I drank and marvelled at her chameleon-like nature. To tell the truth, she had always deeply attracted me: I loved both her wonderful two-sidedness and its very transparency, in the same way that I had always been secretly attracted to walking sticks that could turn into umbrellas, slide rules that could be used as laryngoscopes, and the symbols in Ibsen. I was also drawn to her for the reason that men are generally attracted to women: that is to say, I have no idea why. But this particular attraction I had dismissed as just another of the hopeless loves with which I serially embellished my young life. (pg. 120)

Romance features once again in A Dog Called Madelon, in which the protagonist, János Bátky is convinced that he will only find true passion by dating a woman with an aristocratic pedigree – in other words, a Lady Rothesay as opposed to one of the less alluring ‘Jennys’ he tends to meet.

Yet again, Jenny managed to forget some item of her clothing, and when she called back she found Bátky in a terminally bitter mood. He had been reflecting on the way his whole life had been frittered away on a procession of frightful little Jennys, when ever since boyhood he had yearned for a Lady Rothesay. History held the sort of erotic charge for him that others found in actresses’ dressing rooms—a truly great passion required three or four centuries’ historical background at the very least. (pg. 172) 

This is a story with an ironic twist in its tail, one of my favourites in the collection.

In another highlight, Musings in the Library, a young man finds himself falling for a girl he meets in the Bibliothèque Nationale in Paris. This story has an interesting ending, one that highlights the paradoxical nature of life, that sense of tension between happiness and disillusionment.

The titular story, Love in a Bottle, harks back to the mythical legends of Szerb’s early stories as the magician, Klingsor, tries to free Sir Lancelot from his love of Queen Guinevere. In this playful piece, the spirit of Love takes the form of a kind of sprite to be found sitting inside the young knight’s body.

The Incurable features a writer who cannot prevent himself from putting pen to paper, even when he is paid to give up his craft. This is a comical story, a short sketch but no less satisfying for its brevity.

The book ends with a slightly different work: a historical piece titled The Duke, an imaginary portrait of the owner of the Palazzo Sant’Agnese near Rome at the time of the late 16th century. It feels very different to the other pieces in the book, possibly closer in style to Szerb’s novel, The Queen’s Necklace.

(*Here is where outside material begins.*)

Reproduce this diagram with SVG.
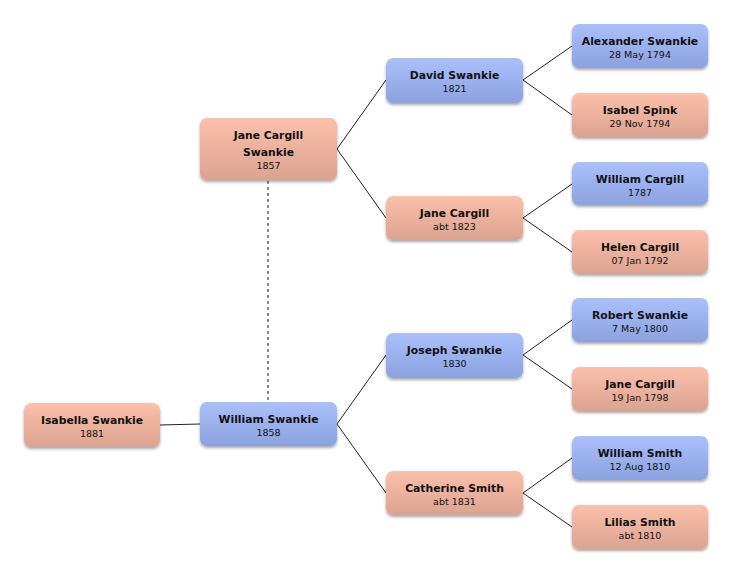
<svg xmlns="http://www.w3.org/2000/svg" width="732" height="574" viewBox="0 0 732 574">
<defs>
<linearGradient id="gF" x1="0" y1="0" x2="0" y2="1">
<stop offset="0" stop-color="#fcc0ab"/>
<stop offset="1" stop-color="#dba391"/>
</linearGradient>
<linearGradient id="gM" x1="0" y1="0" x2="0" y2="1">
<stop offset="0" stop-color="#abc0fb"/>
<stop offset="1" stop-color="#8ba2df"/>
</linearGradient>
<filter id="sh" x="-10%" y="-20%" width="120%" height="150%">
<feGaussianBlur in="SourceAlpha" stdDeviation="1.5"/>
<feOffset dx="0" dy="2" result="b"/>
<feComponentTransfer><feFuncA type="linear" slope="0.35"/></feComponentTransfer>
<feMerge><feMergeNode/><feMergeNode in="SourceGraphic"/></feMerge>
</filter>
</defs>
<style>
.f{fill:url(#gF);filter:url(#sh);}
.m{fill:url(#gM);filter:url(#sh);}
.n{font-family:"DejaVu Sans",sans-serif;font-weight:bold;font-size:10.8px;fill:#111;text-anchor:middle;}
.d{font-family:"DejaVu Sans",sans-serif;font-size:9.5px;fill:#111;text-anchor:middle;}
.c{stroke:#222;stroke-width:1;fill:none;}
.ds{stroke:#666;stroke-width:1.5;stroke-dasharray:3 3;fill:none;}
</style>
<g id="connectors">
<line class="ds" x1="268" y1="181" x2="268" y2="402"/>
<line class="c" x1="160" y1="425" x2="200" y2="424"/>
<polyline class="c" points="386,80 337,149 386,218"/>
<polyline class="c" points="386,355 337,424 386,493"/>
<polyline class="c" points="572,46 523,80 572,115"/>
<polyline class="c" points="572,184 523,218 572,252"/>
<polyline class="c" points="572,320 523,355 572,389"/>
<polyline class="c" points="572,458 523,493 572,527"/>
</g>
<g id="isabella-swankie">
<rect class="f" x="24" y="403" width="136" height="44" rx="7"/>
<text class="n" x="92" y="424">Isabella Swankie</text>
<text class="d" x="92" y="436.5">1881</text>
</g>
<g id="william-swankie">
<rect class="m" x="200" y="402" width="137" height="44" rx="7"/>
<text class="n" x="268.5" y="423">William Swankie</text>
<text class="d" x="268.5" y="435.5">1858</text>
</g>
<g id="jane-cargill-swankie">
<rect class="f" x="200" y="118" width="137" height="62" rx="7"/>
<text class="n" x="268.5" y="139">Jane Cargill</text>
<text class="n" x="268.5" y="156">Swankie</text>
<text class="d" x="268.5" y="169">1857</text>
</g>
<g id="david-swankie">
<rect class="m" x="386" y="58" width="137" height="45" rx="7"/>
<text class="n" x="454.5" y="79">David Swankie</text>
<text class="d" x="454.5" y="92">1821</text>
</g>
<g id="jane-cargill-1823">
<rect class="f" x="386" y="196" width="137" height="44" rx="7"/>
<text class="n" x="454.5" y="217">Jane Cargill</text>
<text class="d" x="454.5" y="230">abt 1823</text>
</g>
<g id="joseph-swankie">
<rect class="m" x="386" y="333" width="137" height="45" rx="7"/>
<text class="n" x="454.5" y="354">Joseph Swankie</text>
<text class="d" x="454.5" y="367">1830</text>
</g>
<g id="catherine-smith">
<rect class="f" x="386" y="471" width="137" height="44" rx="7"/>
<text class="n" x="454.5" y="492">Catherine Smith</text>
<text class="d" x="454.5" y="505">abt 1831</text>
</g>
<g id="alexander-swankie">
<rect class="m" x="572" y="24" width="136" height="44" rx="7"/>
<text class="n" x="640" y="45">Alexander Swankie</text>
<text class="d" x="640" y="57.5">28 May 1794</text>
</g>
<g id="isabel-spink">
<rect class="f" x="572" y="93" width="136" height="44" rx="7"/>
<text class="n" x="640" y="114">Isabel Spink</text>
<text class="d" x="640" y="126.5">29 Nov 1794</text>
</g>
<g id="william-cargill">
<rect class="m" x="572" y="162" width="136" height="43" rx="7"/>
<text class="n" x="640" y="183">William Cargill</text>
<text class="d" x="640" y="195.5">1787</text>
</g>
<g id="helen-cargill">
<rect class="f" x="572" y="230" width="136" height="44" rx="7"/>
<text class="n" x="640" y="251">Helen Cargill</text>
<text class="d" x="640" y="263.5">07 Jan 1792</text>
</g>
<g id="robert-swankie">
<rect class="m" x="572" y="298" width="136" height="44" rx="7"/>
<text class="n" x="640" y="319">Robert Swankie</text>
<text class="d" x="640" y="331.5">7 May 1800</text>
</g>
<g id="jane-cargill-1798">
<rect class="f" x="572" y="367" width="136" height="44" rx="7"/>
<text class="n" x="640" y="388">Jane Cargill</text>
<text class="d" x="640" y="400.5">19 Jan 1798</text>
</g>
<g id="william-smith">
<rect class="m" x="572" y="436" width="136" height="44" rx="7"/>
<text class="n" x="640" y="457">William Smith</text>
<text class="d" x="640" y="469.5">12 Aug 1810</text>
</g>
<g id="lilias-smith">
<rect class="f" x="572" y="505" width="136" height="44" rx="7"/>
<text class="n" x="640" y="526">Lilias Smith</text>
<text class="d" x="640" y="538.5">abt 1810</text>
</g>
</svg>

Love in a Bottle is a really interesting collection, especially for lovers of Szerb’s novels (or for readers with an interest in European literature per se). Those with some knowledge of the author’s other works will be able to spot connections to some of these pieces – for example, János Bátky, the lead character in A Dog Called Madelon, shares a name with the protagonist of Szerb’s first novel, The Pendragon Legend (both were published in 1934). The geneses of his themes are here in these stories: the idealised romanticism of youth; a preoccupation with the self; the tensions between opposing emotions; the contradictory nature of life itself. All in all, this is another intriguing collection of stories from Pushkin Press, a welcome addition to their translations of Szerb’s work.